Varun Samji, Tarek Haykal, Yazan Zayed, Inderdeep Gakhal, Vijay Veerapaneni, Michelle Obeid, Babikir Kheiri, Sunil Badami, Ghassan Bachuwa, Rizwan Danish; Hurley Medical Center/Michigan State University, Flint, MI; Genesee Cancer and Blood Disease, Flint, MI, Role of vitamin D supplementation for primary prevention of cancer: Meta-analysis of randomized controlled trials, J Clin Oncol 37, 2019 (suppl; abstr 1534)
2019 ASCO Annual Meeting, Abstract No: 1534, Poster Session (Board #28)
In the United States cancer is the second leading cause of mortality, as such, primary prevention of cancer is a major public health concern. Vitamin D supplementation has been studied as a primary prevention method for multiple diseases including cardiovascular disease, osteoporosis, diabetes mellitus and cancer. The role of aspirin as primary prevention of cancer is still controversial. With fast emergence of large randomized controlled trials (RCTs) in that regards, we aimed to evaluate the efficacy of Vitamin D supplementation as primary prophylaxis for cancer.

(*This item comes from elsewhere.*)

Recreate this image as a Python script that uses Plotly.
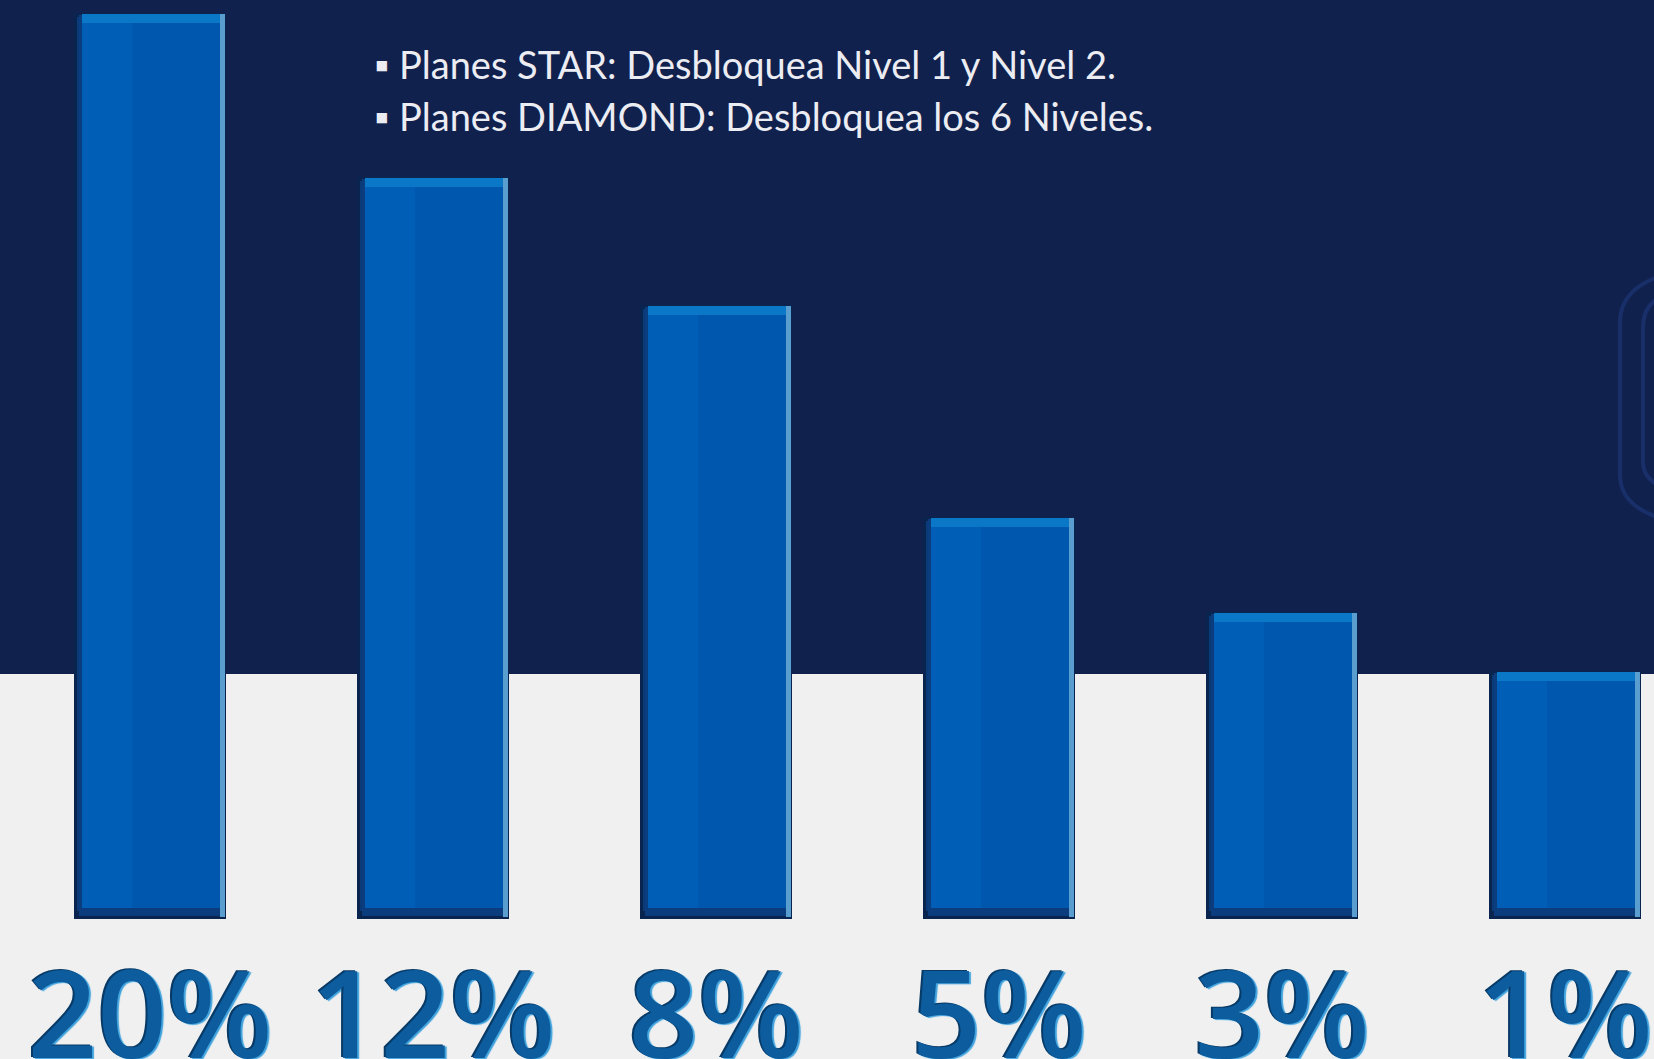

A comprehensive electronic database search was conducted for all RCTs where comparison of Vitamin D supplementation versus placebo for the prevention of any type of disease with at least 3 years of Vitamin D supplementation was used and where cancer incidence or mortality was reported. The primary outcome was cancer-related mortality and cancer incidence. We calculated risk ratios (RRs) and 95% confidence intervals (CIs) using a random-effects model at the longest follow-up.
We included 10 RCTs with 79,055 total patients, mean age of 68.07 years, a female percentage of 78.02% and a minimum follow-up of 4 years and more. Vitamin D was associated with significant reduction of cancer-related mortality compared with placebo (RR 0.87; 95% CI: 0.79-0.96; P = 0.05: I2= 0%). Compared with placebo, Vitamin D was not associated with significant reduction of cancer incidence (RR: 0.96; 95% CI: 0.86-1.07; P = 0.46; I2= 31%).
Our study highlights that the use of Vitamin D supplementation for primary prevention of cancer is important as it does decrease cancer-related mortality once cancer is diagnosed, however it has no role or effect on cancer incidence.